Data transformation

Many analyses require an assumption of normality. In cases when your data are not normal, sometimes you can apply a function to make your data approximately normal so that you can complete your analysis.

For example, suppose you would like to perform a capability analysis on the time required to deliver pizzas. Knowing that there is some minimum time (lower bound), but probably no maximum time (upper bound), your data probably will skew to the right.

Pizza delivery times are right skewed and don't appear normally distributed.

Take the reciprocal to make the data more normal. The reciprocal is obtained by using the equation of Y = 1/X. So the transformed data = 1 / delivery time. The probability plot shows the transformed data much more closely following a normal distribution.

Depending on your data, there are many different functions such as square root, logarithm, power, reciprocal or arcsine, that you could apply to transform your data. When you aren't sure which transformation to try, Minitab can help.

Minitab provides two methods for transforming your data:

·    Box-Cox transformation - Minitab simply finds an optimal power transformation. (W = Y**Lambda, where Minitab finds the best value for lambda). Although the best estimate of lambda could be any number between -5 and 5, in any practical situation you want a lambda value that corresponds to an understandable transformation, such as the square root (a lambda of 0.5) or the natural log (a lambda of 0).

The Box-Cox transformation is easy to understand, but is very limited and often does not find a suitable transformation. It is also only available for data that are positive.

·    Johnson transformation - The Johnson transformation uses a different algorithm than the Box-Cox transformation. The Johnson transformation function is selected from three families of functions in the Johnson system. Because the functions cover a wide variety of distributions by changing the parameters, Minitab usually finds an acceptable transformation. The family Minitab selects is called the Best Transformation Type.

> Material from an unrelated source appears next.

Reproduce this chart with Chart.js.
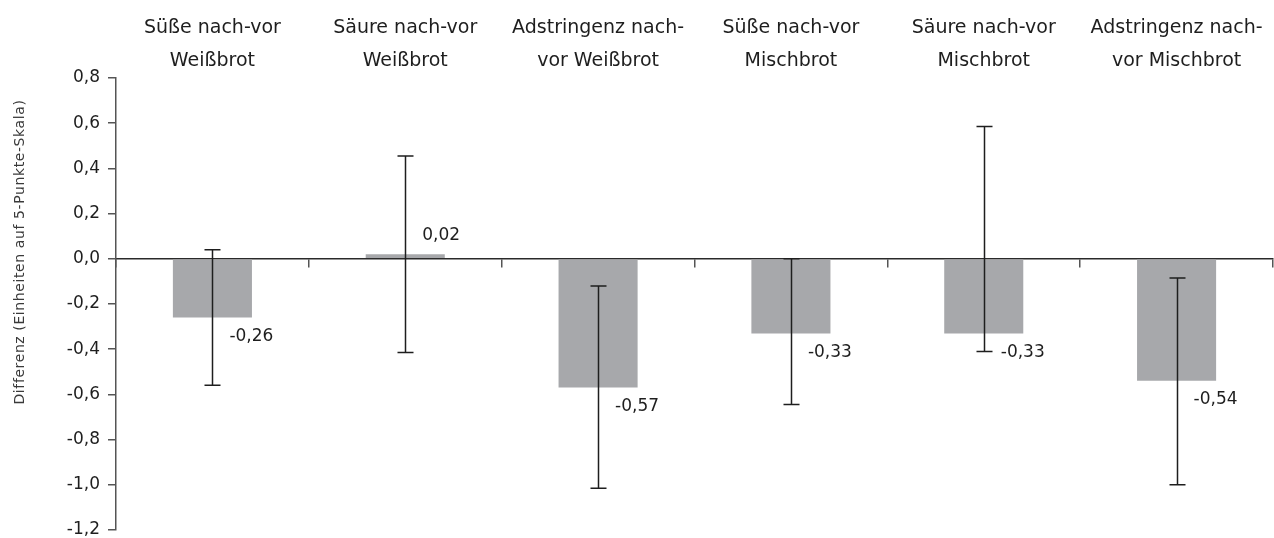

If the Box-Cox algorithm does not find a suitable transformation, then try the Johnson transformation (or assume that your data follows a non-normal distribution and use another distribution instead of transforming the data). The Johnson transformation function is more complicated, but is very powerful for finding an appropriate transformation.

Note

The Box-Cox transformation utilizes the fact that the data are in subgroups (when subgroups > 1); the Johnson transformation does not. That's why the "within subgroup" analysis is only available using the Box-Cox transformation.